- _WORK REQUIRED_:
In the data below, find each line containing the string "this" and return it.

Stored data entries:
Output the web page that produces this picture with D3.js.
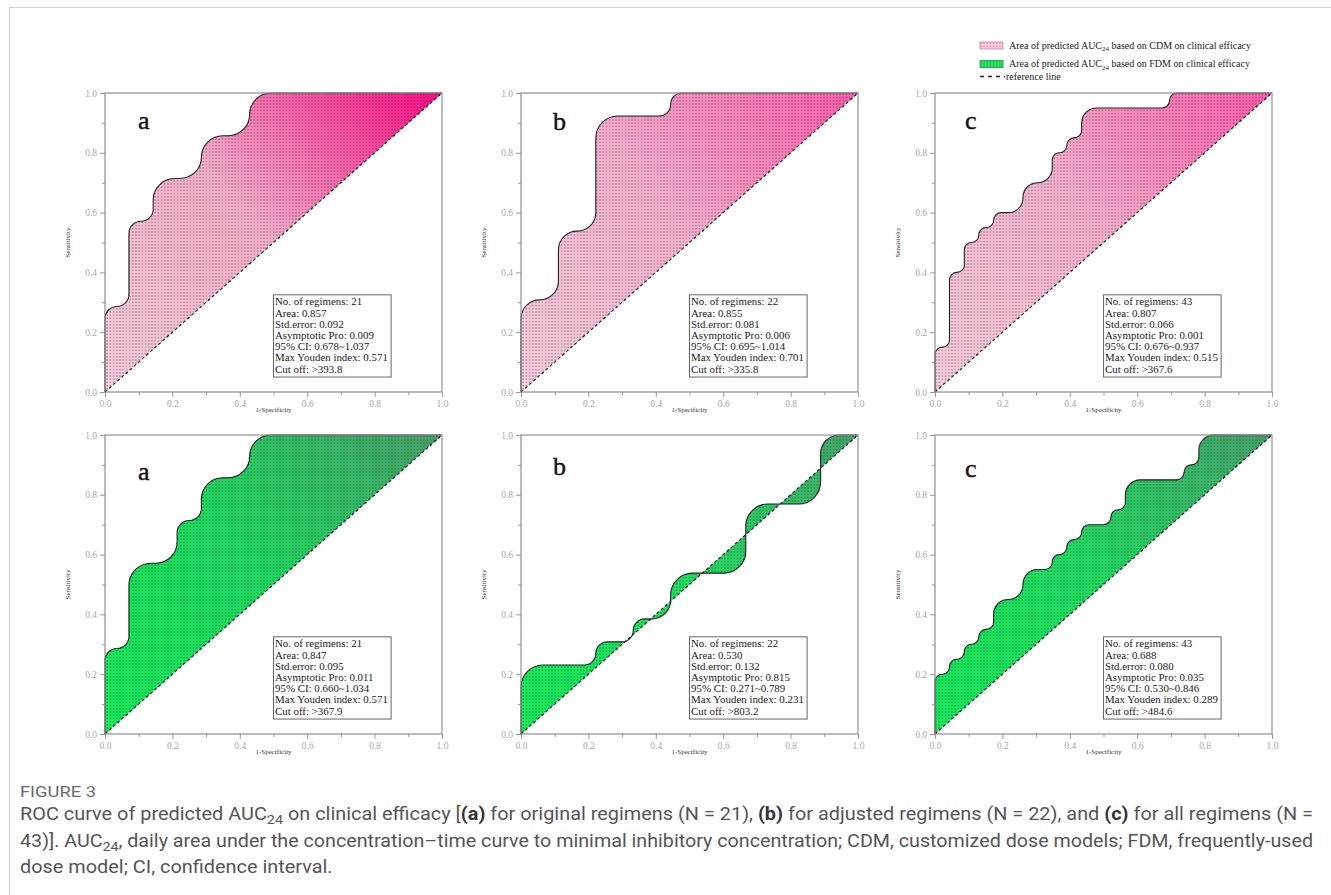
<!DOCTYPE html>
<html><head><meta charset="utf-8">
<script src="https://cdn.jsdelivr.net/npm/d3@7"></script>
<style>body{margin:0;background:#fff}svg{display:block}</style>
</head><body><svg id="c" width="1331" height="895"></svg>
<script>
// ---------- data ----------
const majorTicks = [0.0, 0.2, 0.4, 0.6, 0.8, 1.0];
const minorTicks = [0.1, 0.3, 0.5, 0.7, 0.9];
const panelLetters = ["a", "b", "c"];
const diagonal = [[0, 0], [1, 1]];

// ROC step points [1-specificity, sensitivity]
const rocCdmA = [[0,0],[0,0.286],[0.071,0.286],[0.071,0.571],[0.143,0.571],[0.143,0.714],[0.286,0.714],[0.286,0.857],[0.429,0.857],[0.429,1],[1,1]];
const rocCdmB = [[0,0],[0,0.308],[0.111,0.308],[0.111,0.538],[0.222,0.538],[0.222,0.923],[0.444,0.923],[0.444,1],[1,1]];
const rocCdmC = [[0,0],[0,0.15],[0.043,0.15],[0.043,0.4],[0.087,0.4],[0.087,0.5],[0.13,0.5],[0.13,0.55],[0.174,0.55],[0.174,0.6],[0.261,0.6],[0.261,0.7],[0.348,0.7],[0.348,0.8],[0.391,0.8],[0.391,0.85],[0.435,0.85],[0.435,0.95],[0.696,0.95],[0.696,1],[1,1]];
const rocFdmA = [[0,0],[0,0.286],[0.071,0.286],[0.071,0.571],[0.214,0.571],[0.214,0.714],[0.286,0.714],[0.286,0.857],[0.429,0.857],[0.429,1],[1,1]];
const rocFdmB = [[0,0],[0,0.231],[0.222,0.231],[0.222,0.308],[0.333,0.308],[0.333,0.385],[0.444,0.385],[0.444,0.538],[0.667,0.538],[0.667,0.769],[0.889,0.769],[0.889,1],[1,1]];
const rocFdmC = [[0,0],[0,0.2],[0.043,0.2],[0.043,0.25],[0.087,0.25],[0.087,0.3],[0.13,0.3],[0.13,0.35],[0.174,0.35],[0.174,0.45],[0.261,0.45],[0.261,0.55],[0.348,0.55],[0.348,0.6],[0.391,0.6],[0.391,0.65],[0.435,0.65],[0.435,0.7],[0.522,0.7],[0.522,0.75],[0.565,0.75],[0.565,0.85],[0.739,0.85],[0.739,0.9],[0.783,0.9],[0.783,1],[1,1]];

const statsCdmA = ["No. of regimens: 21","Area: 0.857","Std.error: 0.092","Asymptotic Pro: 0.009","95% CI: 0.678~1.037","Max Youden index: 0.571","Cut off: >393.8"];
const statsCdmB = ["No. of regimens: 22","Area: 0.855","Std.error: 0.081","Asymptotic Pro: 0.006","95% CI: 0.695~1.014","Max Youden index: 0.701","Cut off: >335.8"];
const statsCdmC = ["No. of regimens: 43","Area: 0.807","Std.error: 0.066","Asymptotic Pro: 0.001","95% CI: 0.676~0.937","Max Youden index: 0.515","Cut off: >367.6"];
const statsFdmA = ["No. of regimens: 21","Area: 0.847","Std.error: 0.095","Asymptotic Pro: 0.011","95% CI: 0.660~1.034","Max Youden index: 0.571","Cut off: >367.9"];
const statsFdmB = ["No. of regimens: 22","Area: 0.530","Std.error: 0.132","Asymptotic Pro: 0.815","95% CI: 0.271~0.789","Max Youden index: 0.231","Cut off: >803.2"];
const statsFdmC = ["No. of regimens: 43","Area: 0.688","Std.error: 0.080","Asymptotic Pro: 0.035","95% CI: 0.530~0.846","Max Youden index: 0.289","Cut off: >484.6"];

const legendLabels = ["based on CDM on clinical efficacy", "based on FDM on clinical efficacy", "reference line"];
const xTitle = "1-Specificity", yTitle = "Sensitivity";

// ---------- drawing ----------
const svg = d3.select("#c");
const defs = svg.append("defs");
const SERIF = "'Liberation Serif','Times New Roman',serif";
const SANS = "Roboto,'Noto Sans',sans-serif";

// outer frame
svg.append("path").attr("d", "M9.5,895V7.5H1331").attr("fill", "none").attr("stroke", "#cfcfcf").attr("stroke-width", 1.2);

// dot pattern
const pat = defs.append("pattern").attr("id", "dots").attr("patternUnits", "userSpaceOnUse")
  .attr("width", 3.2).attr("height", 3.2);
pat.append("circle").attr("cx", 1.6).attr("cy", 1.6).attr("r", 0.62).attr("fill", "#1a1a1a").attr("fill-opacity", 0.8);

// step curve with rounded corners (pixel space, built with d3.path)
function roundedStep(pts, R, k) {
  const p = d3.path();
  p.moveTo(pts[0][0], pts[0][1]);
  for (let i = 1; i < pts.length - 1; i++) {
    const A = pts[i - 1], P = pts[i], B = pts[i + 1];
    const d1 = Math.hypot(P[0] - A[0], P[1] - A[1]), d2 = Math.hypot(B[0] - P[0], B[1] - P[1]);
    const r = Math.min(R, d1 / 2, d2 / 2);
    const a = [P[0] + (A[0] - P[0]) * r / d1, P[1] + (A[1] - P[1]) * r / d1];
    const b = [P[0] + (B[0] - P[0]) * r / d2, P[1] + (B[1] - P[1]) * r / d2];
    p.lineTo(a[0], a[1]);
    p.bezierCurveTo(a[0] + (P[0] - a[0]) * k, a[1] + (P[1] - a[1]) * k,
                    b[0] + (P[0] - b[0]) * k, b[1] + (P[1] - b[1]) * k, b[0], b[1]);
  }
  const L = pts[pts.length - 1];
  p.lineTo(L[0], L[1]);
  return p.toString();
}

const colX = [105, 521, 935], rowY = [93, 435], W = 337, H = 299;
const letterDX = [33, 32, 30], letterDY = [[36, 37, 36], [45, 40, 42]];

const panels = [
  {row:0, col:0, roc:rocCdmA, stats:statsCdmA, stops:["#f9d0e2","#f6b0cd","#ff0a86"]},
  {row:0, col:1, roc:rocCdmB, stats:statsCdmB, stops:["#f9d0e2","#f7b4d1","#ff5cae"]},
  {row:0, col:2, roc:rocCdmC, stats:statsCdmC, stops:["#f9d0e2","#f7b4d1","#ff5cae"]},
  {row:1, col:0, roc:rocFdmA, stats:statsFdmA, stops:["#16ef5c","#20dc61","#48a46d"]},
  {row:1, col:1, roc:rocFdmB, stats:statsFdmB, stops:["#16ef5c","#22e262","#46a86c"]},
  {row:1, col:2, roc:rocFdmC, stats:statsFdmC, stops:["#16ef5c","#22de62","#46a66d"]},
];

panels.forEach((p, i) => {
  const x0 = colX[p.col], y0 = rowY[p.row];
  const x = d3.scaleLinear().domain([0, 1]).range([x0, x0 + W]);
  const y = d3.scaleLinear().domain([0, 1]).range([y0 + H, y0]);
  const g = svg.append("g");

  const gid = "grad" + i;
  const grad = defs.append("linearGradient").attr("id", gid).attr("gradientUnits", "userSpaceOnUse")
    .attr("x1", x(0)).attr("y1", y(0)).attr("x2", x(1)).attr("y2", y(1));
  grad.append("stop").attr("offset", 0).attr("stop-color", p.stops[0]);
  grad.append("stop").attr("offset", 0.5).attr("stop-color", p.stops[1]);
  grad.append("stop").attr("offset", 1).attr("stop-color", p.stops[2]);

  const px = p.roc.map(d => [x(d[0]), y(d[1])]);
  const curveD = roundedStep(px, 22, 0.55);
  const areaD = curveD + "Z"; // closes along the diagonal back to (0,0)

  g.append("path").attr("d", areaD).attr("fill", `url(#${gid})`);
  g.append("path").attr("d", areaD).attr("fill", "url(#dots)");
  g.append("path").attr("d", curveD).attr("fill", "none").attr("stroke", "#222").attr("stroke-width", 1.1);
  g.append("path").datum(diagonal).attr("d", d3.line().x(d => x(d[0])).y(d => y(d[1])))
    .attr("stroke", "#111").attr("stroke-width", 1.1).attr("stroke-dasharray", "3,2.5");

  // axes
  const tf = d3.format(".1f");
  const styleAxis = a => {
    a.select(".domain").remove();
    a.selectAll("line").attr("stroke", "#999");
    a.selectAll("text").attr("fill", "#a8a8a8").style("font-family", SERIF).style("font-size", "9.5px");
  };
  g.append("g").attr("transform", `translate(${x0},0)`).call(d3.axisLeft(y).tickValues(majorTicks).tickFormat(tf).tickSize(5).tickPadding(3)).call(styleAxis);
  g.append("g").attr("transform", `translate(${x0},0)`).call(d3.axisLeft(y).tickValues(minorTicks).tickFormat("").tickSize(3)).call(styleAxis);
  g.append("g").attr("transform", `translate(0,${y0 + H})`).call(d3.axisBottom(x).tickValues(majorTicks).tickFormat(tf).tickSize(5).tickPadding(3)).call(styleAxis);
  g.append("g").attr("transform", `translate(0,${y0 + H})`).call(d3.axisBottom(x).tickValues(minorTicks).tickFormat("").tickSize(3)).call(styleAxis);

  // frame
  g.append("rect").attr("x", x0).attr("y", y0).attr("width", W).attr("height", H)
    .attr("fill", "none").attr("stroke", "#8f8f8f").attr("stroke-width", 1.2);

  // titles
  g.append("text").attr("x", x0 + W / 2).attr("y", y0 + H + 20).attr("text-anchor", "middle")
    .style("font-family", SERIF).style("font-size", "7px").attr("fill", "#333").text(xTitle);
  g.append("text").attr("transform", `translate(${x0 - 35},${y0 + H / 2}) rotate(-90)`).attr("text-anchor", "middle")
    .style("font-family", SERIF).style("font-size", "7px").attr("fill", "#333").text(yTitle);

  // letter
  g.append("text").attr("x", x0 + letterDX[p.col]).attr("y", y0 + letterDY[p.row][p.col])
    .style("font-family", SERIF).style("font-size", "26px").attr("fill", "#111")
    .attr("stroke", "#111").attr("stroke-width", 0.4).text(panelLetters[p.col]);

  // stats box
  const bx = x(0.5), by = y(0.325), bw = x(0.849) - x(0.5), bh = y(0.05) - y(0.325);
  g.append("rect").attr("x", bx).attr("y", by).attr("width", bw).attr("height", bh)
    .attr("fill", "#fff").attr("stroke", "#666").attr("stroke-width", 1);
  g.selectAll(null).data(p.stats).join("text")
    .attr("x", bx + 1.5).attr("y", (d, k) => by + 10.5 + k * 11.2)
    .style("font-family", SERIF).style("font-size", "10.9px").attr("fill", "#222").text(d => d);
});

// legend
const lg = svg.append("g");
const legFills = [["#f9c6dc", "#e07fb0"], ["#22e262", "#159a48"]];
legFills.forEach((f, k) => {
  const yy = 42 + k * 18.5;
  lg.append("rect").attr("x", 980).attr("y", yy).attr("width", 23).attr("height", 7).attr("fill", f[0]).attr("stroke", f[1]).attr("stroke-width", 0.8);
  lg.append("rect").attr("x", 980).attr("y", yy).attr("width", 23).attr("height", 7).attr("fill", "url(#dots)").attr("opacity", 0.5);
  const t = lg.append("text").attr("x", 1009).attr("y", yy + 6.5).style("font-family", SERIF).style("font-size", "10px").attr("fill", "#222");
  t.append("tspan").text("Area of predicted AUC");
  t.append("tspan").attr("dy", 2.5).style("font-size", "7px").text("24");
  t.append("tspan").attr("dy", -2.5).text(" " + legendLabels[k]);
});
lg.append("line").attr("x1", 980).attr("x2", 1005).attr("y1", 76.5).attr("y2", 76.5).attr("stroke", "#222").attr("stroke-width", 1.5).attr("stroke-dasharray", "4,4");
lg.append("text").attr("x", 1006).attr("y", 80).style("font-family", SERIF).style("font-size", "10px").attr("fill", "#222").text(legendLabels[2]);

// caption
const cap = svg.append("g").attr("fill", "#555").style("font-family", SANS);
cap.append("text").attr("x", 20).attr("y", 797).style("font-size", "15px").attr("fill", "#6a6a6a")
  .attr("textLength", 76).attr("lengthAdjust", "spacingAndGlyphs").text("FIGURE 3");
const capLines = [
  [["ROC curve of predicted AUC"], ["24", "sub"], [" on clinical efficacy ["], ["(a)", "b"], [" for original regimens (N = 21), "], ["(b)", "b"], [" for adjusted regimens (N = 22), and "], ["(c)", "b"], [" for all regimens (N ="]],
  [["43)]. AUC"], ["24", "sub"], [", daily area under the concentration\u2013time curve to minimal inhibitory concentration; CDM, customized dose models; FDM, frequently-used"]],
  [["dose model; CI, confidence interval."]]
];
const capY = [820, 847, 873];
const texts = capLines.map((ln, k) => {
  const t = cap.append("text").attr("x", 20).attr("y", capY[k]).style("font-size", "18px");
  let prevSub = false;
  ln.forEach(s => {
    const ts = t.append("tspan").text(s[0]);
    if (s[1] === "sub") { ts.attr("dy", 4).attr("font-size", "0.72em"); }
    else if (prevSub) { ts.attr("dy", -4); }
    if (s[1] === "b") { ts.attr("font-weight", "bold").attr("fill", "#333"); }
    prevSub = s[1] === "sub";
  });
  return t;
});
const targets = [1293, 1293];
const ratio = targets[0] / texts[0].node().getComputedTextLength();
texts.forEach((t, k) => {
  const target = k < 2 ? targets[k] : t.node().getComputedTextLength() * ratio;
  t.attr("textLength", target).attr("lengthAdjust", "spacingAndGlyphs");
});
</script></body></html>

...

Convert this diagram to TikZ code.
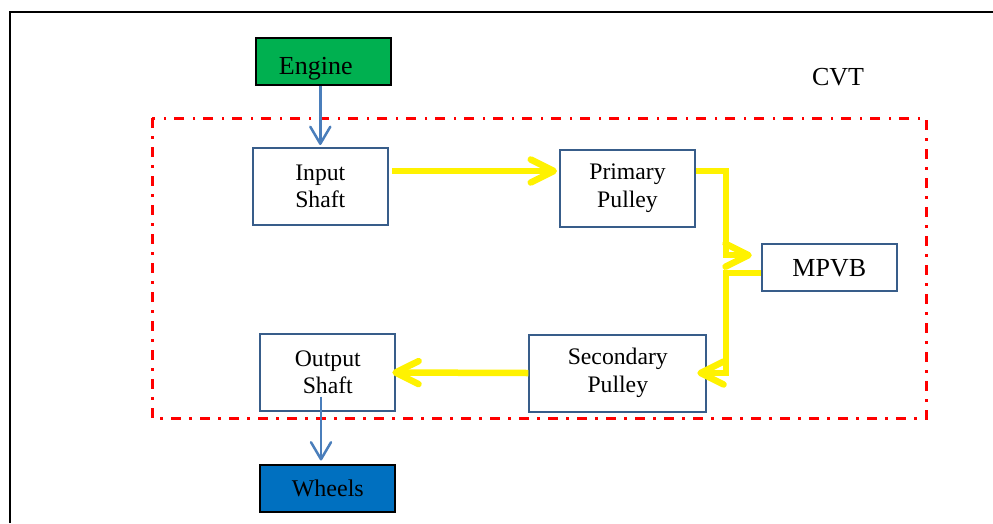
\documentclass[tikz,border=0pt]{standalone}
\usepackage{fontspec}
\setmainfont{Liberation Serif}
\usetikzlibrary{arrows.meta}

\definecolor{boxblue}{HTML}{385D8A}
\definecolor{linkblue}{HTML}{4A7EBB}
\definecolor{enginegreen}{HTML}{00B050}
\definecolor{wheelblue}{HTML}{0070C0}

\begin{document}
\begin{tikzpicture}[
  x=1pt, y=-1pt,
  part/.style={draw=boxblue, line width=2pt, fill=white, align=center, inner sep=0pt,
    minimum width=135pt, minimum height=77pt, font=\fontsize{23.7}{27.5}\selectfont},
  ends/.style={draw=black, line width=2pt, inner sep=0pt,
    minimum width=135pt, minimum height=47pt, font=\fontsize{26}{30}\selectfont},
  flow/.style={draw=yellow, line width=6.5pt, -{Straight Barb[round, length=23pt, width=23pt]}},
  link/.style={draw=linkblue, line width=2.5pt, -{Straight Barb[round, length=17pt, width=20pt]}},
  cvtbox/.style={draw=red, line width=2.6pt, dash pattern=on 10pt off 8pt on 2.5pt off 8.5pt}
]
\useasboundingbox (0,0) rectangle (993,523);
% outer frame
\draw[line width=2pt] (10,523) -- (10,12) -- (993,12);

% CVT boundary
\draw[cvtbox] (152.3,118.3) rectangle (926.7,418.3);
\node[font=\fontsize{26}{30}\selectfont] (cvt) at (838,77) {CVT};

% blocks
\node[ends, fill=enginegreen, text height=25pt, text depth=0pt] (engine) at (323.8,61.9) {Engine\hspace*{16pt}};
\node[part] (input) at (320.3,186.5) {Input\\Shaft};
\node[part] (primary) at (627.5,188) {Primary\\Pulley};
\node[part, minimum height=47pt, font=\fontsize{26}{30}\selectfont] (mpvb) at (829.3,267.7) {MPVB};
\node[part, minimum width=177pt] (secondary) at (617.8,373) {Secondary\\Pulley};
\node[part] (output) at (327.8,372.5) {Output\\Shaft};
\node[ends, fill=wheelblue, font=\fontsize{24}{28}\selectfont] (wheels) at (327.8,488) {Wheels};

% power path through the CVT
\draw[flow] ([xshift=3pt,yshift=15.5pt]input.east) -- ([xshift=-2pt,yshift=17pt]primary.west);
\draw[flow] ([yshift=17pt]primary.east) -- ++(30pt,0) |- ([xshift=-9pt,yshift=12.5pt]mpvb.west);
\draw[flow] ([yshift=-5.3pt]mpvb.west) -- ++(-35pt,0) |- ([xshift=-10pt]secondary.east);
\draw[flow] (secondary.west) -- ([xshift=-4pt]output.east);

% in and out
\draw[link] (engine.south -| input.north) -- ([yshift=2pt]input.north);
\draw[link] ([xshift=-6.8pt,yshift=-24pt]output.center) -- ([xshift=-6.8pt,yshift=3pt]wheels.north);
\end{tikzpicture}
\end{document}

* * *

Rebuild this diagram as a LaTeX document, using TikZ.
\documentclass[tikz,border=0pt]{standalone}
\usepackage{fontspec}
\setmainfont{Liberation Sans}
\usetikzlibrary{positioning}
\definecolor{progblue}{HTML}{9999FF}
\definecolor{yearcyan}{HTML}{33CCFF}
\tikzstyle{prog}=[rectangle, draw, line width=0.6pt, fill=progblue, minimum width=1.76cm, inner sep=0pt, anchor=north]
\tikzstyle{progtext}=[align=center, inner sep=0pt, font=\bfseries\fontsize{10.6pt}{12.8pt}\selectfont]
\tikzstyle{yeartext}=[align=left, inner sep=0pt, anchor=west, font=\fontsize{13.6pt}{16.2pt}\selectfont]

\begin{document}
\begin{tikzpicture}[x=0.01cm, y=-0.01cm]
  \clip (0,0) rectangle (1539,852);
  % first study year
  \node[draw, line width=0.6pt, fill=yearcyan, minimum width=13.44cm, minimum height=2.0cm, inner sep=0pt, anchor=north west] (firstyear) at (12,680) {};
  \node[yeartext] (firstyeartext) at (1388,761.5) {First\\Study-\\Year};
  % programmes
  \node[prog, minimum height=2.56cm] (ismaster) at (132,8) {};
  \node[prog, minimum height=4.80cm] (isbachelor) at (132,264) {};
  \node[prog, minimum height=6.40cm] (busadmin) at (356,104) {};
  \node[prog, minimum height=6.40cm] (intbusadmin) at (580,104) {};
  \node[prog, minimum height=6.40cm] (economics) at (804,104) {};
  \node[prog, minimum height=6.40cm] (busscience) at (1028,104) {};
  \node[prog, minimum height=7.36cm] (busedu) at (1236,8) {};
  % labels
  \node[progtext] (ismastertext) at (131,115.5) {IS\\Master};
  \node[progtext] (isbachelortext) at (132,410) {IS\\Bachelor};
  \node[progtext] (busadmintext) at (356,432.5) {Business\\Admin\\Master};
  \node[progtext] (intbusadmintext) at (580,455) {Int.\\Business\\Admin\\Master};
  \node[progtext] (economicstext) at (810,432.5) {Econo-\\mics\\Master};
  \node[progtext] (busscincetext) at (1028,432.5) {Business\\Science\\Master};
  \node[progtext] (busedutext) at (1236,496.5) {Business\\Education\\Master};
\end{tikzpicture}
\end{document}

- _SOLUTION TO THE PROBLEM_:
Output the web page that produces this picture with D3.js.
Convert this diagram to TikZ code.
Rebuild this diagram as a LaTeX document, using TikZ.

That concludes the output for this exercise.